** Raw records **
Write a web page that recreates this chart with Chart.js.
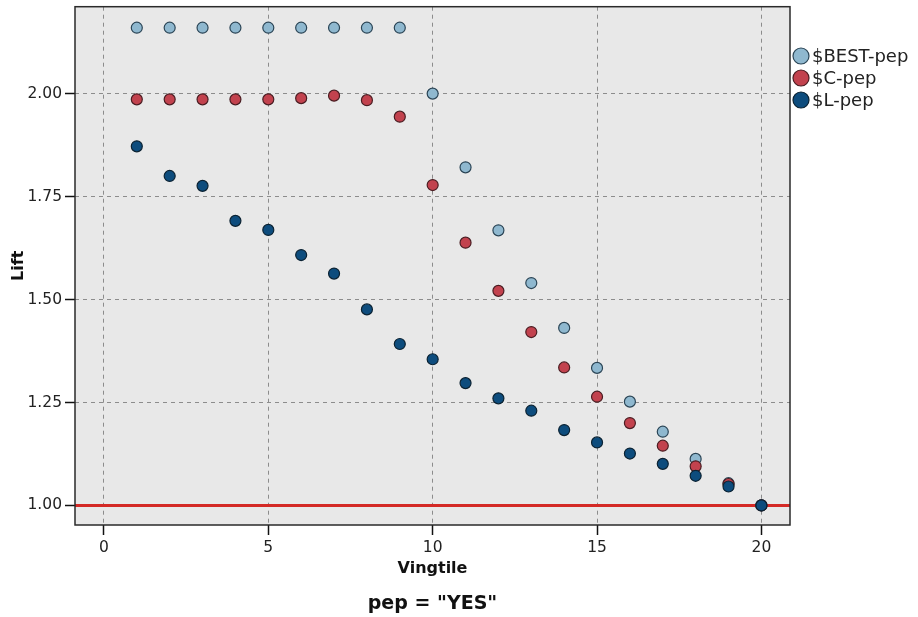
<!DOCTYPE html>
<html>
<head>
<meta charset="utf-8">
<script src="https://cdn.jsdelivr.net/npm/chart.js@4/dist/chart.umd.min.js"></script>
<style>
  html, body { margin: 0; padding: 0; background: #ffffff; }
  #wrap { width: 918px; height: 617px; }
</style>
</head>
<body>
<div id="wrap"><canvas id="lift"></canvas></div>
<script>
// values
const vingtiles = [1, 2, 3, 4, 5, 6, 7, 8, 9, 10, 11, 12, 13, 14, 15, 16, 17, 18, 19, 20];
const bestPep = [2.16, 2.16, 2.16, 2.16, 2.16, 2.16, 2.16, 2.16, 2.16, 2.00, 1.821, 1.668, 1.540, 1.431, 1.334, 1.252, 1.179, 1.113, 1.054, 1.00];
const cPep = [1.986, 1.986, 1.986, 1.986, 1.986, 1.989, 1.995, 1.984, 1.944, 1.778, 1.638, 1.521, 1.421, 1.335, 1.264, 1.200, 1.145, 1.095, 1.052, 1.00];
const lPep = [1.872, 1.800, 1.776, 1.691, 1.669, 1.608, 1.563, 1.476, 1.392, 1.355, 1.297, 1.260, 1.230, 1.183, 1.153, 1.126, 1.101, 1.072, 1.046, 1.00];
const seriesNames = ['$BEST-pep', '$C-pep', '$L-pep'];
const xTicks = [0, 5, 10, 15, 20];
const yTicks = [1.00, 1.25, 1.50, 1.75, 2.00];
const baseline = 1.0;
const panelLabel = 'pep = "YES"';

const fillColors = ['#8fb8cf', '#c2424e', '#0d4c7d'];
const edgeColors = ['#2b4556', '#4a1d22', '#0b2232'];
const FONT = 'DejaVu Sans';

function toPoints(vals) {
  return vingtiles.map((v, i) => ({ x: v, y: vals[i] }));
}

const plotBackground = {
  id: 'plotBackground',
  beforeDraw(chart) {
    const { ctx, chartArea: a } = chart;
    ctx.save();
    ctx.fillStyle = '#e8e8e8';
    ctx.fillRect(a.left, a.top, a.right - a.left, a.bottom - a.top);
    ctx.restore();
  },
  beforeDatasetsDraw(chart) {
    // red reference line at lift = 1
    const { ctx, chartArea: a } = chart;
    const y = chart.scales.y.getPixelForValue(baseline);
    ctx.save();
    ctx.strokeStyle = '#d42a26';
    ctx.lineWidth = 3;
    ctx.beginPath();
    ctx.moveTo(a.left, y);
    ctx.lineTo(a.right, y);
    ctx.stroke();
    ctx.restore();
  },
  afterDraw(chart) {
    const { ctx, chartArea: a } = chart;
    ctx.save();
    ctx.strokeStyle = '#2a2a2a';
    ctx.lineWidth = 1.5;
    ctx.strokeRect(a.left, a.top, a.right - a.left, a.bottom - a.top);
    // legend
    ctx.font = '18px "' + FONT + '"';
    ctx.textBaseline = 'middle';
    seriesNames.forEach((name, i) => {
      const y = 56 + i * 22;
      ctx.beginPath();
      ctx.arc(a.right + 11, y, 8, 0, Math.PI * 2);
      ctx.fillStyle = fillColors[i];
      ctx.fill();
      ctx.lineWidth = 1.2;
      ctx.strokeStyle = edgeColors[i];
      ctx.stroke();
      ctx.fillStyle = '#222222';
      ctx.fillText(name, a.right + 22, y + 1);
    });
    // panel label under the axis title
    ctx.font = 'bold 19px "' + FONT + '"';
    ctx.textAlign = 'center';
    ctx.fillStyle = '#111111';
    ctx.fillText(panelLabel, (a.left + a.right) / 2, 604);
    ctx.restore();
  }
};

const series = [bestPep, cPep, lPep];
new Chart(document.getElementById('lift'), {
  type: 'scatter',
  data: {
    datasets: series.map((vals, i) => ({
      label: seriesNames[i],
      data: toPoints(vals),
      backgroundColor: fillColors[i],
      borderColor: edgeColors[i],
      borderWidth: 1.2,
      pointRadius: 5.5,
      order: 3 - i
    }))
  },
  options: {
    responsive: true,
    maintainAspectRatio: false,
    animation: false,
    layout: { padding: { left: 0, top: 6, right: 128, bottom: 0 } },
    plugins: {
      legend: { display: false },
      tooltip: { enabled: false }
    },
    scales: {
      x: {
        type: 'linear',
        min: -0.88,
        max: 20.87,
        afterFit(scale) { scale.height = 92; },
        afterBuildTicks(scale) { scale.ticks = xTicks.map(v => ({ value: v })); },
        ticks: {
          padding: 4,
          color: '#222222',
          font: { family: FONT, size: 15.5 },
          callback: v => String(v)
        },
        grid: {
          color: '#8c8c8c',
          lineWidth: 1,
          tickLength: 10,
          tickColor: '#111111',
          tickWidth: 1.5,
          tickBorderDash: []
        },
        border: { display: false, dash: [4, 4] },
        title: {
          display: true,
          text: 'Vingtile',
          color: '#111111',
          font: { family: FONT, size: 16, weight: 'bold' },
          padding: { top: 0, bottom: 38.4 }
        }
      },
      y: {
        type: 'linear',
        min: 0.9525,
        max: 2.211,
        afterFit(scale) {
          scale.width = 75;
          scale.paddingTop = 0;
          scale.paddingBottom = 0;
        },
        afterBuildTicks(scale) { scale.ticks = yTicks.map(v => ({ value: v })); },
        ticks: {
          padding: 3,
          color: '#222222',
          font: { family: FONT, size: 15.5 },
          callback: v => Number(v).toFixed(2)
        },
        grid: {
          color: '#8c8c8c',
          lineWidth: 1,
          tickLength: 10,
          tickColor: '#111111',
          tickWidth: 1.5,
          tickBorderDash: []
        },
        border: { display: false, dash: [4, 4] },
        title: {
          display: true,
          text: 'Lift',
          color: '#111111',
          font: { family: FONT, size: 16, weight: 'bold' },
          padding: { top: 9.4, bottom: 0 }
        }
      }
    }
  },
  plugins: [plotBackground]
});
</script>
</body>
</html>
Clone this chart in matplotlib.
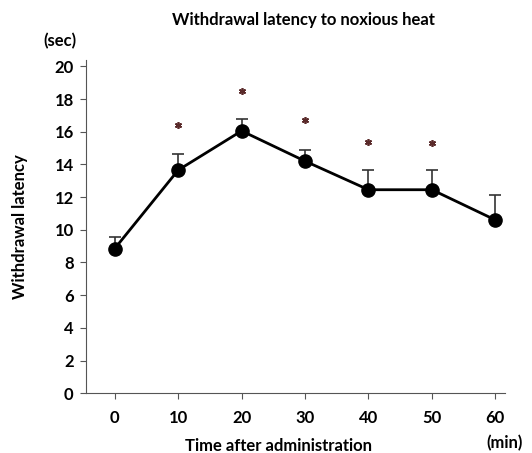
import matplotlib
matplotlib.use("Agg")
import matplotlib.pyplot as plt

plt.rcParams['font.family'] = ['Lato', 'DejaVu Sans']

time_min = [0, 10, 20, 30, 40, 50, 60]
latency = [8.85, 13.65, 16.05, 14.2, 12.45, 12.45, 10.6]
err_up = [0.72, 1.0, 0.75, 0.7, 1.23, 1.23, 1.55]
star_x = [10, 20, 30, 40, 50]
star_y = [16.4, 18.5, 16.7, 15.4, 15.3]

fig = plt.figure(figsize=(5.32, 4.53), dpi=100)
ax = fig.add_axes([0.162, 0.132, 0.787, 0.736])

ax.errorbar(time_min, latency, yerr=[[0] * len(err_up), err_up], fmt='none',
            ecolor='#333333', elinewidth=1.2, capsize=4, capthick=1.2)
ax.plot(time_min, latency, color='black', lw=2, marker='o', ms=9.5)
ax.plot(star_x, star_y, ls='none', marker=(6, 2, 0), ms=5, mew=1.2, color='#5a2a2a')

ax.set_xlim(-4.5, 61.5)
ax.set_ylim(0, 20.4)
ax.set_xticks(time_min)
ax.set_yticks(range(0, 21, 2))
ax.spines['top'].set_visible(False)
ax.spines['right'].set_visible(False)
ax.spines['left'].set_color('#555555')
ax.spines['bottom'].set_color('#555555')
ax.tick_params(direction='out', length=4, color='#555555', labelsize=12, pad=5)
ax.tick_params(axis='x', pad=8)
for lab in ax.get_xticklabels() + ax.get_yticklabels():
    lab.set_fontweight('bold')

fig.text(0.57, 0.955, 'Withdrawal latency to noxious heat', fontsize=12, fontweight='bold',
         ha='center', va='center')
fig.text(0.524, 0.016, 'Time after administration', fontsize=12, fontweight='bold',
         ha='center', va='center')
fig.text(0.037, 0.5, 'Withdrawal latency', fontsize=12, fontweight='bold',
         ha='center', va='center', rotation=90)
fig.text(0.081, 0.91, '(sec)', fontsize=12, fontweight='bold', ha='left', va='center')
fig.text(0.915, 0.022, '(min)', fontsize=12, fontweight='bold', ha='left', va='center')

fig.savefig('out.png', dpi=100)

** Required task **
Extract every line containing the string "this" from the data above.

** Expected output **
Write a web page that recreates this chart with Chart.js.
Clone this chart in matplotlib.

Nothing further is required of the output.